On Fri, Oct 22, 2021 at 9:57 AM Dan Hanks <danha...@gmail.com> wrote:
>
> Greetings,
>
> As I understand RFC 2308, when receiving an NXDOMAIN response, and when 
> deciding how long to cache that NXDOMAIN response, a resolver should use 
> whichever value is lower of the SOA TTL, and the SOA.minimum value as the 
> length of time to cache the NXDOMAIN.

I've done a more careful reading of the text in RFC2308. It states,
"Name servers authoritative for a zone MUST include the SOA record of
the zone in the authority section of the response when reporting an
NXDOMAIN or indicating that no data of the requested type exists.
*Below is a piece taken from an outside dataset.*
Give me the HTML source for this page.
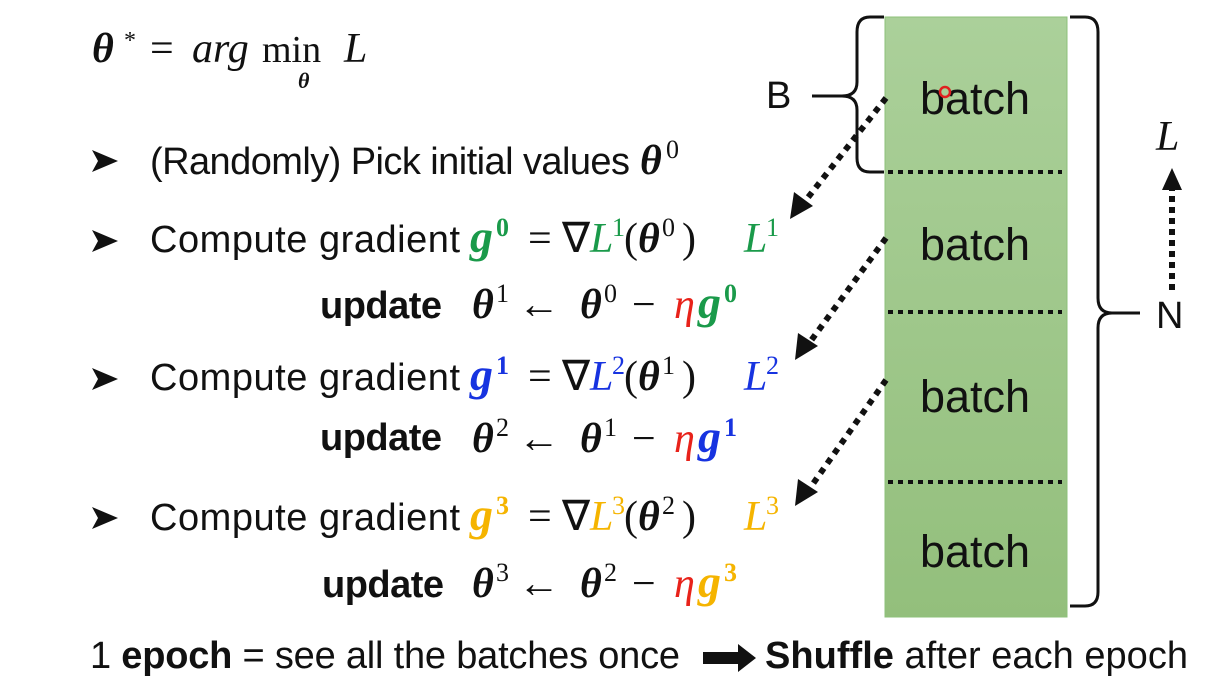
<!DOCTYPE html>
<html><head><meta charset="utf-8"><style>
html,body{margin:0;padding:0;background:#fff;width:1220px;height:691px;overflow:hidden}
svg{display:block}
.s{font-family:"Liberation Sans",sans-serif;font-size:38px;fill:#111}
.b{font-weight:bold}
.m{font-family:"Liberation Serif",serif;font-size:42px;fill:#111}
.i{font-style:italic}
.sup{font-size:26px}
.big{font-size:46px}
.g{fill:#1a9a4a}.bl{fill:#1733e0}.y{fill:#f5b400}.r{fill:#e8221a}
</style></head><body>
<svg width="1220" height="691" viewBox="0 0 1220 691" xmlns="http://www.w3.org/2000/svg">
<defs><linearGradient id="gr" x1="0" y1="0" x2="0" y2="1"><stop offset="0" stop-color="#abd09a"/><stop offset="1" stop-color="#93bf7c"/></linearGradient>
<g id="bul"><polygon points="0,-20 26,-9 0,2 6,-9" fill="#111"/></g></defs>
<rect x="885" y="17" width="182" height="600" fill="url(#gr)" stroke="#8cc07a" stroke-width="1"/>
<g stroke="#111" stroke-width="4" stroke-dasharray="5 5">
<line x1="888" y1="172" x2="1062" y2="172"/><line x1="888" y1="312" x2="1062" y2="312"/><line x1="888" y1="482" x2="1062" y2="482"/>
</g>
<g class="s" style="font-size:45px"><text x="920" y="114" textLength="110">batch</text><text x="920" y="260" textLength="110">batch</text><text x="920" y="412" textLength="110">batch</text><text x="920" y="567" textLength="110">batch</text></g>
<circle cx="945" cy="92" r="5" fill="none" stroke="#e02020" stroke-width="2.5"/>
<g fill="none" stroke="#111" stroke-width="3">
<path d="M884 17 H870 Q857 17 857 32 V82 Q857 96 842 96 H812 M842 96 Q857 96 857 110 V158 Q857 172 870 172 H884"/>
<path d="M1070 17 H1085 Q1098 17 1098 32 V298 Q1098 313 1112 313 H1140 M1112 313 Q1098 313 1098 328 V592 Q1098 606 1085 606 H1070"/>
</g>
<text class="s" x="766" y="108">B</text>
<text class="s" x="1156" y="328">N</text>
<text class="m i" x="1156" y="150">L</text>
<line x1="1172" y1="290" x2="1172" y2="190" stroke="#111" stroke-width="6" stroke-dasharray="6 5"/>
<polygon points="1172,168 1162,190 1182,190" fill="#111"/>
<g stroke="#111" stroke-width="6" stroke-dasharray="6 6">
<line x1="886" y1="98" x2="806" y2="200"/><line x1="886" y1="238" x2="810" y2="342"/><line x1="886" y1="380" x2="810" y2="488"/>
</g>
<g fill="#111"><polygon points="790,219 794,192 813,206"/><polygon points="795,360 798,333 818,346"/><polygon points="795,506 798,479 818,492"/></g>
<!-- title -->
<text class="m b i" x="92" y="62">θ</text>
<text class="m" x="124" y="48" style="font-size:24px">*</text>
<text class="m" x="150" y="62">=</text>
<text class="m i" x="192" y="62">arg</text>
<text class="m" x="262" y="62" style="font-size:38px">min</text>
<text class="m i" x="344" y="62">L</text>
<text class="m b i" x="298" y="88" style="font-size:22px">θ</text>
<!-- bullets -->
<use href="#bul" x="92" y="170"/><use href="#bul" x="92" y="250"/><use href="#bul" x="92" y="388"/><use href="#bul" x="92" y="527"/>
<text class="s" x="150" y="174" textLength="480">(Randomly) Pick initial values</text>
<text class="m b i" x="640" y="174">θ</text><text class="m sup" x="666" y="158">0</text>

<!-- row 1 -->
<text class="s" x="150" y="252" textLength="310">Compute gradient</text>
<text class="m b i g big" x="470" y="252">g</text><text class="m b g sup" x="496" y="236">0</text>
<text class="m" x="528" y="252">=</text><text class="m" x="562" y="252">∇</text>
<text class="m i g" x="590" y="252">L</text><text class="m g sup" x="612" y="236">1</text>
<text class="m" x="624" y="252">(</text><text class="m b i" x="638" y="252">θ</text><text class="m sup" x="662" y="236">0</text><text class="m" x="682" y="252">)</text>
<text class="m i g" x="744" y="252">L</text><text class="m g sup" x="766" y="236">1</text>
<text class="s b" x="320" y="318" textLength="122">update</text>
<text class="m b i" x="472" y="318">θ</text><text class="m sup" x="496" y="302">1</text>
<text class="m" x="518" y="318">←</text>
<text class="m b i" x="580" y="318">θ</text><text class="m sup" x="604" y="302">0</text>
<text class="m" x="632" y="318">−</text>
<text class="m i r" x="674" y="318">η</text>
<text class="m b i g big" x="698" y="318">g</text><text class="m b g sup" x="724" y="302">0</text>

<!-- row 2 -->
<text class="s" x="150" y="390" textLength="310">Compute gradient</text>
<text class="m b i bl big" x="470" y="390">g</text><text class="m b bl sup" x="496" y="374">1</text>
<text class="m" x="528" y="390">=</text><text class="m" x="562" y="390">∇</text>
<text class="m i bl" x="590" y="390">L</text><text class="m bl sup" x="612" y="374">2</text>
<text class="m" x="624" y="390">(</text><text class="m b i" x="638" y="390">θ</text><text class="m sup" x="662" y="374">1</text><text class="m" x="682" y="390">)</text>
<text class="m i bl" x="744" y="390">L</text><text class="m bl sup" x="766" y="374">2</text>
<text class="s b" x="320" y="450" textLength="122">update</text>
<text class="m b i" x="472" y="452">θ</text><text class="m sup" x="496" y="436">2</text>
<text class="m" x="518" y="452">←</text>
<text class="m b i" x="580" y="452">θ</text><text class="m sup" x="604" y="436">1</text>
<text class="m" x="632" y="452">−</text>
<text class="m i r" x="674" y="452">η</text>
<text class="m b i bl big" x="698" y="452">g</text><text class="m b bl sup" x="724" y="436">1</text>

<!-- row 3 -->
<text class="s" x="150" y="530" textLength="310">Compute gradient</text>
<text class="m b i y big" x="470" y="530">g</text><text class="m b y sup" x="496" y="514">3</text>
<text class="m" x="528" y="530">=</text><text class="m" x="562" y="530">∇</text>
<text class="m i y" x="590" y="530">L</text><text class="m y sup" x="612" y="514">3</text>
<text class="m" x="624" y="530">(</text><text class="m b i" x="638" y="530">θ</text><text class="m sup" x="662" y="514">2</text><text class="m" x="682" y="530">)</text>
<text class="m i y" x="744" y="530">L</text><text class="m y sup" x="766" y="514">3</text>
<text class="s b" x="322" y="597" textLength="122">update</text>
<text class="m b i" x="472" y="597">θ</text><text class="m sup" x="496" y="581">3</text>
<text class="m" x="518" y="597">←</text>
<text class="m b i" x="580" y="597">θ</text><text class="m sup" x="604" y="581">2</text>
<text class="m" x="632" y="597">−</text>
<text class="m i r" x="674" y="597">η</text>
<text class="m b i y big" x="698" y="597">g</text><text class="m b y sup" x="724" y="581">3</text>

<!-- bottom -->
<text class="s" x="90" y="668" textLength="590">1 <tspan class="b">epoch</tspan> = see all the batches once</text>
<polygon points="703,652 738,652 738,644 756,658 738,672 738,664 703,664" fill="#111"/>
<text class="s" x="765" y="668" textLength="423"><tspan class="b">Shuffle</tspan> after each epoch</text>
</svg>
</body></html>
This
is required so that the response may be cached. ***The TTL of this
record is set from the minimum of the MINIMUM field of the SOA record
and the TTL of the SOA itself***, and indicates how long a resolver
may cache the negative answer. The TTL SIG record associated with the
SOA record should also be trimmed in line with the SOA's TTL."
(emphasis added)

I interpret this to mean that an authoritative resolver should set the
TTL on the SOA record included in the AUTHORITY section of an NXDOMAIN
response to be the minimum of the zone SOA TTL, and the SOA.minimum
field. It does not look like Route53 is doing this. I am guessing that
BIND is interpreting RFC2308 this way as well, and using the TTL value
of the SOA record in the nxdomain response to determine how long to
cache the nxdomain response. Can anybody confirm this?